[GIVEN PROBLEM]: Restate the listing below word for word, omitting any images.

[DATASET EXCERPT]:
· · · · ·
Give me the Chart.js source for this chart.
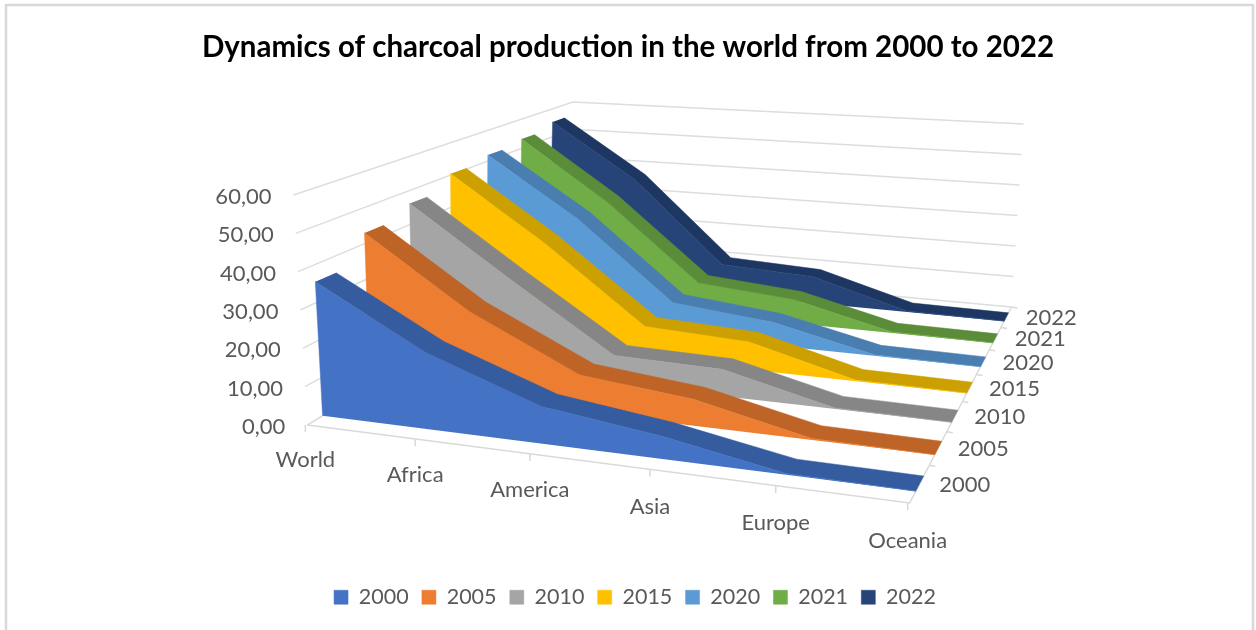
<!DOCTYPE html>
<html><head><meta charset="utf-8">
<script src="https://cdn.jsdelivr.net/npm/chart.js@4"></script>
<style>html,body{margin:0;padding:0;background:#fff}canvas{display:block}</style>
</head><body><canvas id="c" width="1256" height="630"></canvas>
<script>
const categories = ['World','Africa','America','Asia','Europe','Oceania'];
const years = ['2000','2005','2010','2015','2020','2021','2022'];
const values2000 = [35.5,20,9.5,5.7,0.3,0.03];
const values2005 = [43,24,10,7,0.4,0.03];
const values2010 = [46.2,27,8,7.4,0.3,0.03];
const values2015 = [50.4,31.5,9.4,8,0.3,0.03];
const values2020 = [52,33.7,10,7,0.3,0.03];
const values2021 = [53.2,34,10,7.5,0.3,0.03];
const values2022 = [55.3,36.8,10.1,8.7,0.3,0.03];
const seriesValues = [values2000,values2005,values2010,values2015,values2020,values2021,values2022];
const valueTicks = [0,10,20,30,40,50,60];
const frontColors = ['#4472C4','#ED7D31','#A5A5A5','#FFC000','#5B9BD5','#70AD47','#264478'];
const ribbonColors = ['#355C9E','#BF6427','#868686','#CCA000','#4A7EB0','#5A8C3A','#1E3762'];

// view of the 3D box: floor (value 0) and ceiling (value 60) corners
const floorQuad = {fl:[307,425],fr:[910,503],br:[1012,307],bl:[568,266]};
const topQuad = {fl:[293,195],fr:[922,250],br:[1024,124],bl:[573,102]};
const bandStart = 0.3, bandEnd = 0.7;

function homography(q){
  const [x0,y0]=q.fl,[x1,y1]=q.fr,[x2,y2]=q.br,[x3,y3]=q.bl;
  const dx1=x1-x2,dx2=x3-x2,sx=x0-x1+x2-x3,dy1=y1-y2,dy2=y3-y2,sy=y0-y1+y2-y3;
  const den=dx1*dy2-dx2*dy1,g=(sx*dy2-dx2*sy)/den,h=(dx1*sy-sx*dy1)/den;
  const a=x1-x0+g*x1,b=x3-x0+h*x3,d=y1-y0+g*y1,e=y3-y0+h*y3;
  return (u,v)=>{const w=g*u+h*v+1;return [(a*u+b*v+x0)/w,(d*u+e*v+y0)/w];};
}
const hFloor=homography(floorQuad),hTop=homography(topQuad);
const maxValue=valueTicks[valueTicks.length-1];
function project(u,v,val){
  const f=hFloor(u,v),t=hTop(u,v),k=val/maxValue;
  return {x:f[0]+(t[0]-f[0])*k,y:f[1]+(t[1]-f[1])*k};
}
const lastCat=categories.length-1;
const datasets=[];
function poly(label,data,color,order,fill,width){
  datasets.push({label,data,showLine:true,pointRadius:0,pointHoverRadius:0,tension:0,clip:false,
    borderColor:color,backgroundColor:color,borderWidth:width,fill:fill?'shape':false,order});
}
seriesValues.forEach((vals,i)=>{
  const v0=(i+bandStart)/years.length,v1=(i+bandEnd)/years.length;
  const front=[project(0,v0,0)];
  vals.forEach((val,c)=>front.push(project(c/lastCat,v0,val)));
  front.push(project(1,v0,0));
  poly(years[i],front,frontColors[i],i*2,true,0.5);
  const ribbon=[];
  vals.forEach((val,c)=>ribbon.push(project(c/lastCat,v0,val)));
  for(let c=lastCat;c>=0;c--)ribbon.push(project(c/lastCat,v1,vals[c]));
  poly('',ribbon,ribbonColors[i],i*2+1,true,0.5);
});
valueTicks.forEach(t=>{
  poly('',[project(0,0,t),project(0,1,t),project(1,1,t)],'#DDDDDD',100,false,1.5);
});
poly('',[project(0,0,0),project(1,0,0),project(1,1,0)],'#D9D9D9',99,false,1.5);
categories.forEach((c,i)=>{
  const p=project(i/lastCat,0,0);
  poly('',[{x:p.x-2,y:p.y},{x:p.x-2,y:p.y+7}],'#D9D9D9',99,false,1.5);
});
years.forEach((y,i)=>{
  const p=project(1,(i+1)/years.length,0);
  poly('',[p,{x:p.x+6,y:p.y+1}],'#D9D9D9',99,false,1.5);
});

const sceneText={
  id:'sceneText',
  afterLayout(chart){
    chart.legend.left+=7;chart.legend.right+=7;
  },
  beforeDraw(chart){
    const c=chart.ctx;c.save();c.strokeStyle='#D9D9D9';c.lineWidth=2.5;
    c.strokeRect(6,5,1247,640);c.restore();
  },
  afterDatasetsDraw(chart){
    const c=chart.ctx,X=chart.scales.x,Y=chart.scales.y;
    c.save();c.fillStyle='#595959';c.font='22px Lato';c.textBaseline='middle';
    const put=(t,p,dx,dy,al)=>{c.textAlign=al;c.fillText(t,X.getPixelForValue(p.x)+dx,Y.getPixelForValue(p.y)+dy);};
    valueTicks.forEach(t=>put(t.toFixed(2).replace('.',','),project(0,0,t),-22,2,'right'));
    categories.forEach((n,i)=>put(n,project(i/lastCat,0,0),-2,35+3*i/lastCat,'center'));
    years.forEach((n,i)=>put(n,project(1,(i+0.5)/years.length,0),45,1,'center'));
    c.restore();
  }
};

const chart=new Chart(document.getElementById('c'),{
  type:'scatter',
  data:{datasets},
  options:{
    responsive:false,animation:false,
    layout:{padding:{left:0,right:0,top:0,bottom:12}},
    scales:{x:{type:'linear',display:false,min:0,max:1256},y:{type:'linear',display:false,reverse:true,min:0,max:630}},
    plugins:{
      tooltip:{enabled:false},
      filler:{propagate:false},
      title:{display:true,text:'Dynamics of charcoal production in the world from 2000 to 2022',
        color:'#000',font:{family:'Lato',size:29.5,weight:'bold'},padding:{top:30,bottom:10}},
      legend:{position:'bottom',
        labels:{boxWidth:14,boxHeight:14,padding:13.25,color:'#595959',font:{family:'Lato',size:21.5},
          filter:(item)=>years.includes(item.text)}}
    }
  },
  plugins:[sceneText]
});
// make the hidden scales read one-to-one with the scene
const a=chart.chartArea;
chart.options.scales.x.min=a.left;chart.options.scales.x.max=a.right;
chart.options.scales.y.min=a.top;chart.options.scales.y.max=a.bottom;
chart.update('none');
</script></body></html>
· · · · ·
[RESULT OF THIS EXERCISE]:
Give me the Chart.js source for this chart.
<!DOCTYPE html>
<html><head><meta charset="utf-8">
<script src="https://cdn.jsdelivr.net/npm/chart.js@4"></script>
<style>html,body{margin:0;padding:0;background:#fff}canvas{display:block}</style>
</head><body><canvas id="c" width="1256" height="630"></canvas>
<script>
const categories = ['World','Africa','America','Asia','Europe','Oceania'];
const years = ['2000','2005','2010','2015','2020','2021','2022'];
const values2000 = [35.5,20,9.5,5.7,0.3,0.03];
const values2005 = [43,24,10,7,0.4,0.03];
const values2010 = [46.2,27,8,7.4,0.3,0.03];
const values2015 = [50.4,31.5,9.4,8,0.3,0.03];
const values2020 = [52,33.7,10,7,0.3,0.03];
const values2021 = [53.2,34,10,7.5,0.3,0.03];
const values2022 = [55.3,36.8,10.1,8.7,0.3,0.03];
const seriesValues = [values2000,values2005,values2010,values2015,values2020,values2021,values2022];
const valueTicks = [0,10,20,30,40,50,60];
const frontColors = ['#4472C4','#ED7D31','#A5A5A5','#FFC000','#5B9BD5','#70AD47','#264478'];
const ribbonColors = ['#355C9E','#BF6427','#868686','#CCA000','#4A7EB0','#5A8C3A','#1E3762'];

// view of the 3D box: floor (value 0) and ceiling (value 60) corners
const floorQuad = {fl:[307,425],fr:[910,503],br:[1012,307],bl:[568,266]};
const topQuad = {fl:[293,195],fr:[922,250],br:[1024,124],bl:[573,102]};
const bandStart = 0.3, bandEnd = 0.7;

function homography(q){
  const [x0,y0]=q.fl,[x1,y1]=q.fr,[x2,y2]=q.br,[x3,y3]=q.bl;
  const dx1=x1-x2,dx2=x3-x2,sx=x0-x1+x2-x3,dy1=y1-y2,dy2=y3-y2,sy=y0-y1+y2-y3;
  const den=dx1*dy2-dx2*dy1,g=(sx*dy2-dx2*sy)/den,h=(dx1*sy-sx*dy1)/den;
  const a=x1-x0+g*x1,b=x3-x0+h*x3,d=y1-y0+g*y1,e=y3-y0+h*y3;
  return (u,v)=>{const w=g*u+h*v+1;return [(a*u+b*v+x0)/w,(d*u+e*v+y0)/w];};
}
const hFloor=homography(floorQuad),hTop=homography(topQuad);
const maxValue=valueTicks[valueTicks.length-1];
function project(u,v,val){
  const f=hFloor(u,v),t=hTop(u,v),k=val/maxValue;
  return {x:f[0]+(t[0]-f[0])*k,y:f[1]+(t[1]-f[1])*k};
}
const lastCat=categories.length-1;
const datasets=[];
function poly(label,data,color,order,fill,width){
  datasets.push({label,data,showLine:true,pointRadius:0,pointHoverRadius:0,tension:0,clip:false,
    borderColor:color,backgroundColor:color,borderWidth:width,fill:fill?'shape':false,order});
}
seriesValues.forEach((vals,i)=>{
  const v0=(i+bandStart)/years.length,v1=(i+bandEnd)/years.length;
  const front=[project(0,v0,0)];
  vals.forEach((val,c)=>front.push(project(c/lastCat,v0,val)));
  front.push(project(1,v0,0));
  poly(years[i],front,frontColors[i],i*2,true,0.5);
  const ribbon=[];
  vals.forEach((val,c)=>ribbon.push(project(c/lastCat,v0,val)));
  for(let c=lastCat;c>=0;c--)ribbon.push(project(c/lastCat,v1,vals[c]));
  poly('',ribbon,ribbonColors[i],i*2+1,true,0.5);
});
valueTicks.forEach(t=>{
  poly('',[project(0,0,t),project(0,1,t),project(1,1,t)],'#DDDDDD',100,false,1.5);
});
poly('',[project(0,0,0),project(1,0,0),project(1,1,0)],'#D9D9D9',99,false,1.5);
categories.forEach((c,i)=>{
  const p=project(i/lastCat,0,0);
  poly('',[{x:p.x-2,y:p.y},{x:p.x-2,y:p.y+7}],'#D9D9D9',99,false,1.5);
});
years.forEach((y,i)=>{
  const p=project(1,(i+1)/years.length,0);
  poly('',[p,{x:p.x+6,y:p.y+1}],'#D9D9D9',99,false,1.5);
});

const sceneText={
  id:'sceneText',
  afterLayout(chart){
    chart.legend.left+=7;chart.legend.right+=7;
  },
  beforeDraw(chart){
    const c=chart.ctx;c.save();c.strokeStyle='#D9D9D9';c.lineWidth=2.5;
    c.strokeRect(6,5,1247,640);c.restore();
  },
  afterDatasetsDraw(chart){
    const c=chart.ctx,X=chart.scales.x,Y=chart.scales.y;
    c.save();c.fillStyle='#595959';c.font='22px Lato';c.textBaseline='middle';
    const put=(t,p,dx,dy,al)=>{c.textAlign=al;c.fillText(t,X.getPixelForValue(p.x)+dx,Y.getPixelForValue(p.y)+dy);};
    valueTicks.forEach(t=>put(t.toFixed(2).replace('.',','),project(0,0,t),-22,2,'right'));
    categories.forEach((n,i)=>put(n,project(i/lastCat,0,0),-2,35+3*i/lastCat,'center'));
    years.forEach((n,i)=>put(n,project(1,(i+0.5)/years.length,0),45,1,'center'));
    c.restore();
  }
};

const chart=new Chart(document.getElementById('c'),{
  type:'scatter',
  data:{datasets},
  options:{
    responsive:false,animation:false,
    layout:{padding:{left:0,right:0,top:0,bottom:12}},
    scales:{x:{type:'linear',display:false,min:0,max:1256},y:{type:'linear',display:false,reverse:true,min:0,max:630}},
    plugins:{
      tooltip:{enabled:false},
      filler:{propagate:false},
      title:{display:true,text:'Dynamics of charcoal production in the world from 2000 to 2022',
        color:'#000',font:{family:'Lato',size:29.5,weight:'bold'},padding:{top:30,bottom:10}},
      legend:{position:'bottom',
        labels:{boxWidth:14,boxHeight:14,padding:13.25,color:'#595959',font:{family:'Lato',size:21.5},
          filter:(item)=>years.includes(item.text)}}
    }
  },
  plugins:[sceneText]
});
// make the hidden scales read one-to-one with the scene
const a=chart.chartArea;
chart.options.scales.x.min=a.left;chart.options.scales.x.max=a.right;
chart.options.scales.y.min=a.top;chart.options.scales.y.max=a.bottom;
chart.update('none');
</script></body></html>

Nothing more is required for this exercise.